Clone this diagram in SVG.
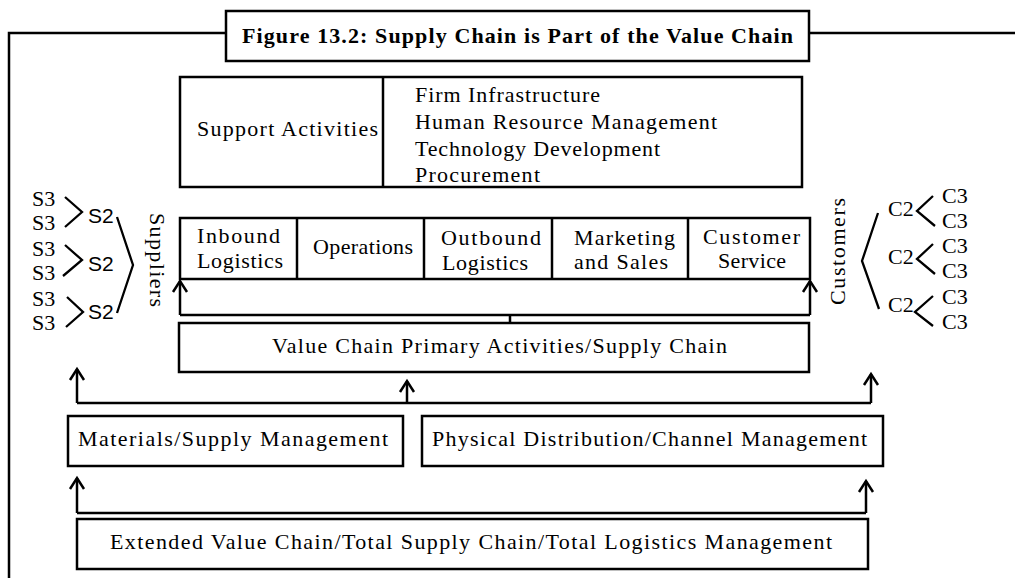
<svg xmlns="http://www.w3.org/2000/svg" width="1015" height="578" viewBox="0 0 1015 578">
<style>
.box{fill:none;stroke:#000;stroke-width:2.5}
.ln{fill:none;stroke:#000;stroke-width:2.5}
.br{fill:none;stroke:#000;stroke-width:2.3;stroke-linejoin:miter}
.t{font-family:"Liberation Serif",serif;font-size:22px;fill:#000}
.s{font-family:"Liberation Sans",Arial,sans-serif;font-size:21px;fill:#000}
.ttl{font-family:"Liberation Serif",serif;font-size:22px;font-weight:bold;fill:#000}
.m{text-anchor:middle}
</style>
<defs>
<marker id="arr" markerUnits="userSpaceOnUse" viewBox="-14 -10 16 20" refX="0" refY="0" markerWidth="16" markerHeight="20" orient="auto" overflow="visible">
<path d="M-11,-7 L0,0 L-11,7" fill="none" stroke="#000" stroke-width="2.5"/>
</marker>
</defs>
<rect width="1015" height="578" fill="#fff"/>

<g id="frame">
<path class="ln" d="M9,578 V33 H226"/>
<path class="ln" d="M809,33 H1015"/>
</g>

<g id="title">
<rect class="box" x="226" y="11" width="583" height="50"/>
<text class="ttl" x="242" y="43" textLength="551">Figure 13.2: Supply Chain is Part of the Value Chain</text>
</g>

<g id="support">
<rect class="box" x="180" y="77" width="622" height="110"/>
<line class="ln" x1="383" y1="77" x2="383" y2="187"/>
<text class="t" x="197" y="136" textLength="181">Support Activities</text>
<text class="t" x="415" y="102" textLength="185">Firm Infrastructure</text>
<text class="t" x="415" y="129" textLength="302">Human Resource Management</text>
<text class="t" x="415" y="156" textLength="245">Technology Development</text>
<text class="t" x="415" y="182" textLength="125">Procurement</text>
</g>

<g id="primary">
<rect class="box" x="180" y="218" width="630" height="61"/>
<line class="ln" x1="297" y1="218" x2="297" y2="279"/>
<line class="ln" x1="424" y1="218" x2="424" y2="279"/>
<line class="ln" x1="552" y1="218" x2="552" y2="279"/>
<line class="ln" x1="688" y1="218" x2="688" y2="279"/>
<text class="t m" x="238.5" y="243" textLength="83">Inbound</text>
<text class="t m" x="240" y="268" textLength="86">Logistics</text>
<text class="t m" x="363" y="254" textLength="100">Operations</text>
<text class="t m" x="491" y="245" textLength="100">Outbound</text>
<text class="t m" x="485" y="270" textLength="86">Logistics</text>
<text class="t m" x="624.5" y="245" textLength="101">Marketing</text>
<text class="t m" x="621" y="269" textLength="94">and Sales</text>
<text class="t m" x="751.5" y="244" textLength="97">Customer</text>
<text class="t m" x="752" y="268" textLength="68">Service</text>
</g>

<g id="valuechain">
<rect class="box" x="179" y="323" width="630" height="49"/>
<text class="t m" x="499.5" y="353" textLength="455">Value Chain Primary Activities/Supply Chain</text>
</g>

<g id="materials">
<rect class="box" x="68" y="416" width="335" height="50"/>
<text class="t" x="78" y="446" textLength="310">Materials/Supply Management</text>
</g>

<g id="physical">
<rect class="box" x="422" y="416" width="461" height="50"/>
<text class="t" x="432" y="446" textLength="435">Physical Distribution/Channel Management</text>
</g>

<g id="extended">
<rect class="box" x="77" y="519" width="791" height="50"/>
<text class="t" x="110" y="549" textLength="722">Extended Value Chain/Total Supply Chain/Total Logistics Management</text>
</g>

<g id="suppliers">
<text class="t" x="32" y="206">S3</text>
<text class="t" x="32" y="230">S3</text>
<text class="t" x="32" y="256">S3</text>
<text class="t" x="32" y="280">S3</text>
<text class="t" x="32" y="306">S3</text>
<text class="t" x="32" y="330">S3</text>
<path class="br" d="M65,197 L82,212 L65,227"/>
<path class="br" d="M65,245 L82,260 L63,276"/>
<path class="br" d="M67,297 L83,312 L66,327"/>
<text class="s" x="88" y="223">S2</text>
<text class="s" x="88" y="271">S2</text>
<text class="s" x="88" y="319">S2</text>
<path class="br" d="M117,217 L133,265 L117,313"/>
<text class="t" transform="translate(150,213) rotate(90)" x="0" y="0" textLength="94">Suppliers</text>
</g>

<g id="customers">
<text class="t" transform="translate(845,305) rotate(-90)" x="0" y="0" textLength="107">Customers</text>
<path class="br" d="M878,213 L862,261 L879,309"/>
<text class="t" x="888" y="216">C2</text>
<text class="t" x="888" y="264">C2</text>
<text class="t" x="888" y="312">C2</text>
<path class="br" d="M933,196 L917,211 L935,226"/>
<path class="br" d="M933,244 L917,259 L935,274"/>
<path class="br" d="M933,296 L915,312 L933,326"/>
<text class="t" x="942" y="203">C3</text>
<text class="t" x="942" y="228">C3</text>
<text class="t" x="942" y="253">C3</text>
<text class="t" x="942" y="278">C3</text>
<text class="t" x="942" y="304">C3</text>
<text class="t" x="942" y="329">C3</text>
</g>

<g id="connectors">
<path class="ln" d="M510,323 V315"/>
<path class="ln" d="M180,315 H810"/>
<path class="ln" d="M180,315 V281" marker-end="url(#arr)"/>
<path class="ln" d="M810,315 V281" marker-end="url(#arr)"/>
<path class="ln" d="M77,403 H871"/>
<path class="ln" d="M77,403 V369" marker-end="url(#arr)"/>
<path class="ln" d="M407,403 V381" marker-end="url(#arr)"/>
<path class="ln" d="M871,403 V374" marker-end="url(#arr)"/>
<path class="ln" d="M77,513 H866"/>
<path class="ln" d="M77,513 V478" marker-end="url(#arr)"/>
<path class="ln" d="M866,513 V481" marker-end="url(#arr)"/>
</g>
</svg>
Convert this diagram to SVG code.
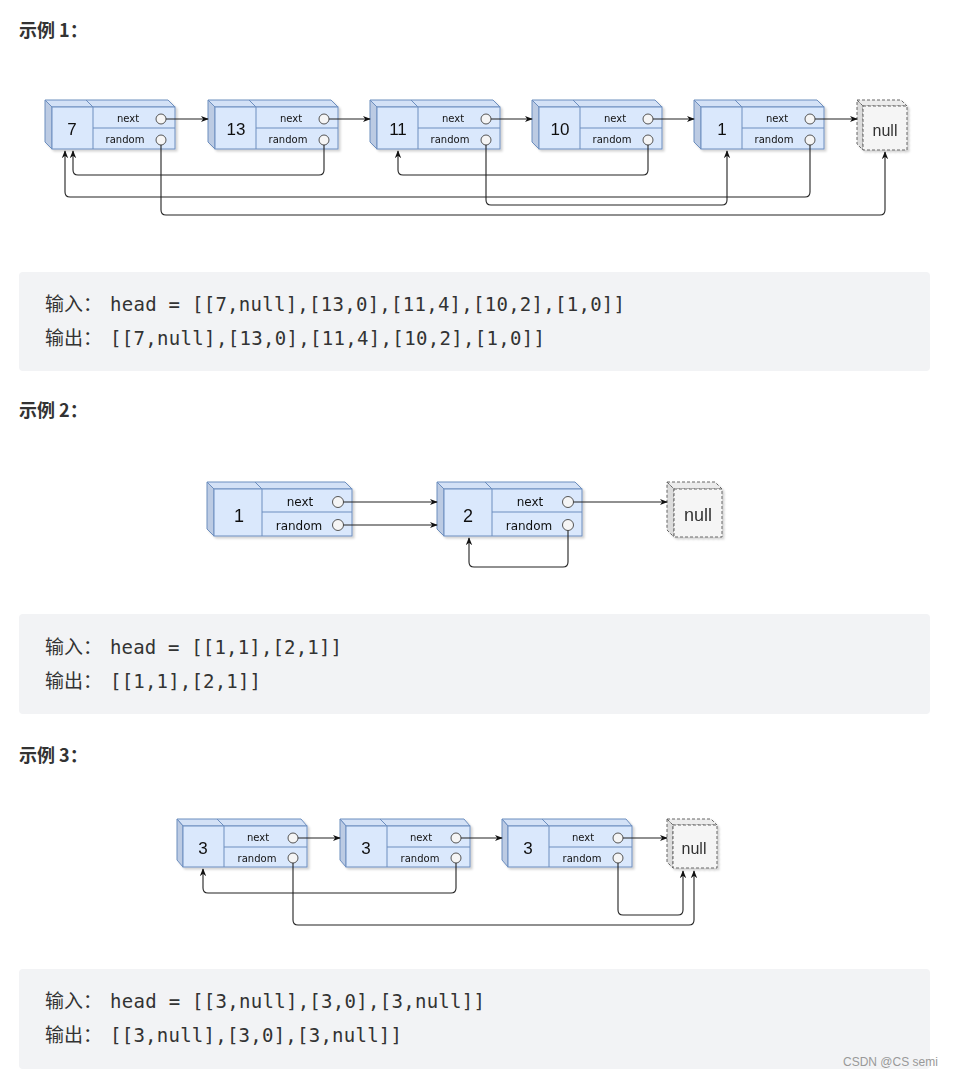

**Stated task**:
Output, exactly, all the records above; include no pictures.

**The response**:
Clone this diagram in SVG.
<svg xmlns="http://www.w3.org/2000/svg" width="1015" height="578" viewBox="0 0 1015 578">
<style>
.box{fill:none;stroke:#000;stroke-width:2.5}
.ln{fill:none;stroke:#000;stroke-width:2.5}
.br{fill:none;stroke:#000;stroke-width:2.3;stroke-linejoin:miter}
.t{font-family:"Liberation Serif",serif;font-size:22px;fill:#000}
.s{font-family:"Liberation Sans",Arial,sans-serif;font-size:21px;fill:#000}
.ttl{font-family:"Liberation Serif",serif;font-size:22px;font-weight:bold;fill:#000}
.m{text-anchor:middle}
</style>
<defs>
<marker id="arr" markerUnits="userSpaceOnUse" viewBox="-14 -10 16 20" refX="0" refY="0" markerWidth="16" markerHeight="20" orient="auto" overflow="visible">
<path d="M-11,-7 L0,0 L-11,7" fill="none" stroke="#000" stroke-width="2.5"/>
</marker>
</defs>
<rect width="1015" height="578" fill="#fff"/>

<g id="frame">
<path class="ln" d="M9,578 V33 H226"/>
<path class="ln" d="M809,33 H1015"/>
</g>

<g id="title">
<rect class="box" x="226" y="11" width="583" height="50"/>
<text class="ttl" x="242" y="43" textLength="551">Figure 13.2: Supply Chain is Part of the Value Chain</text>
</g>

<g id="support">
<rect class="box" x="180" y="77" width="622" height="110"/>
<line class="ln" x1="383" y1="77" x2="383" y2="187"/>
<text class="t" x="197" y="136" textLength="181">Support Activities</text>
<text class="t" x="415" y="102" textLength="185">Firm Infrastructure</text>
<text class="t" x="415" y="129" textLength="302">Human Resource Management</text>
<text class="t" x="415" y="156" textLength="245">Technology Development</text>
<text class="t" x="415" y="182" textLength="125">Procurement</text>
</g>

<g id="primary">
<rect class="box" x="180" y="218" width="630" height="61"/>
<line class="ln" x1="297" y1="218" x2="297" y2="279"/>
<line class="ln" x1="424" y1="218" x2="424" y2="279"/>
<line class="ln" x1="552" y1="218" x2="552" y2="279"/>
<line class="ln" x1="688" y1="218" x2="688" y2="279"/>
<text class="t m" x="238.5" y="243" textLength="83">Inbound</text>
<text class="t m" x="240" y="268" textLength="86">Logistics</text>
<text class="t m" x="363" y="254" textLength="100">Operations</text>
<text class="t m" x="491" y="245" textLength="100">Outbound</text>
<text class="t m" x="485" y="270" textLength="86">Logistics</text>
<text class="t m" x="624.5" y="245" textLength="101">Marketing</text>
<text class="t m" x="621" y="269" textLength="94">and Sales</text>
<text class="t m" x="751.5" y="244" textLength="97">Customer</text>
<text class="t m" x="752" y="268" textLength="68">Service</text>
</g>

<g id="valuechain">
<rect class="box" x="179" y="323" width="630" height="49"/>
<text class="t m" x="499.5" y="353" textLength="455">Value Chain Primary Activities/Supply Chain</text>
</g>

<g id="materials">
<rect class="box" x="68" y="416" width="335" height="50"/>
<text class="t" x="78" y="446" textLength="310">Materials/Supply Management</text>
</g>

<g id="physical">
<rect class="box" x="422" y="416" width="461" height="50"/>
<text class="t" x="432" y="446" textLength="435">Physical Distribution/Channel Management</text>
</g>

<g id="extended">
<rect class="box" x="77" y="519" width="791" height="50"/>
<text class="t" x="110" y="549" textLength="722">Extended Value Chain/Total Supply Chain/Total Logistics Management</text>
</g>

<g id="suppliers">
<text class="t" x="32" y="206">S3</text>
<text class="t" x="32" y="230">S3</text>
<text class="t" x="32" y="256">S3</text>
<text class="t" x="32" y="280">S3</text>
<text class="t" x="32" y="306">S3</text>
<text class="t" x="32" y="330">S3</text>
<path class="br" d="M65,197 L82,212 L65,227"/>
<path class="br" d="M65,245 L82,260 L63,276"/>
<path class="br" d="M67,297 L83,312 L66,327"/>
<text class="s" x="88" y="223">S2</text>
<text class="s" x="88" y="271">S2</text>
<text class="s" x="88" y="319">S2</text>
<path class="br" d="M117,217 L133,265 L117,313"/>
<text class="t" transform="translate(150,213) rotate(90)" x="0" y="0" textLength="94">Suppliers</text>
</g>

<g id="customers">
<text class="t" transform="translate(845,305) rotate(-90)" x="0" y="0" textLength="107">Customers</text>
<path class="br" d="M878,213 L862,261 L879,309"/>
<text class="t" x="888" y="216">C2</text>
<text class="t" x="888" y="264">C2</text>
<text class="t" x="888" y="312">C2</text>
<path class="br" d="M933,196 L917,211 L935,226"/>
<path class="br" d="M933,244 L917,259 L935,274"/>
<path class="br" d="M933,296 L915,312 L933,326"/>
<text class="t" x="942" y="203">C3</text>
<text class="t" x="942" y="228">C3</text>
<text class="t" x="942" y="253">C3</text>
<text class="t" x="942" y="278">C3</text>
<text class="t" x="942" y="304">C3</text>
<text class="t" x="942" y="329">C3</text>
</g>

<g id="connectors">
<path class="ln" d="M510,323 V315"/>
<path class="ln" d="M180,315 H810"/>
<path class="ln" d="M180,315 V281" marker-end="url(#arr)"/>
<path class="ln" d="M810,315 V281" marker-end="url(#arr)"/>
<path class="ln" d="M77,403 H871"/>
<path class="ln" d="M77,403 V369" marker-end="url(#arr)"/>
<path class="ln" d="M407,403 V381" marker-end="url(#arr)"/>
<path class="ln" d="M871,403 V374" marker-end="url(#arr)"/>
<path class="ln" d="M77,513 H866"/>
<path class="ln" d="M77,513 V478" marker-end="url(#arr)"/>
<path class="ln" d="M866,513 V481" marker-end="url(#arr)"/>
</g>
</svg>
Convert this diagram to SVG code.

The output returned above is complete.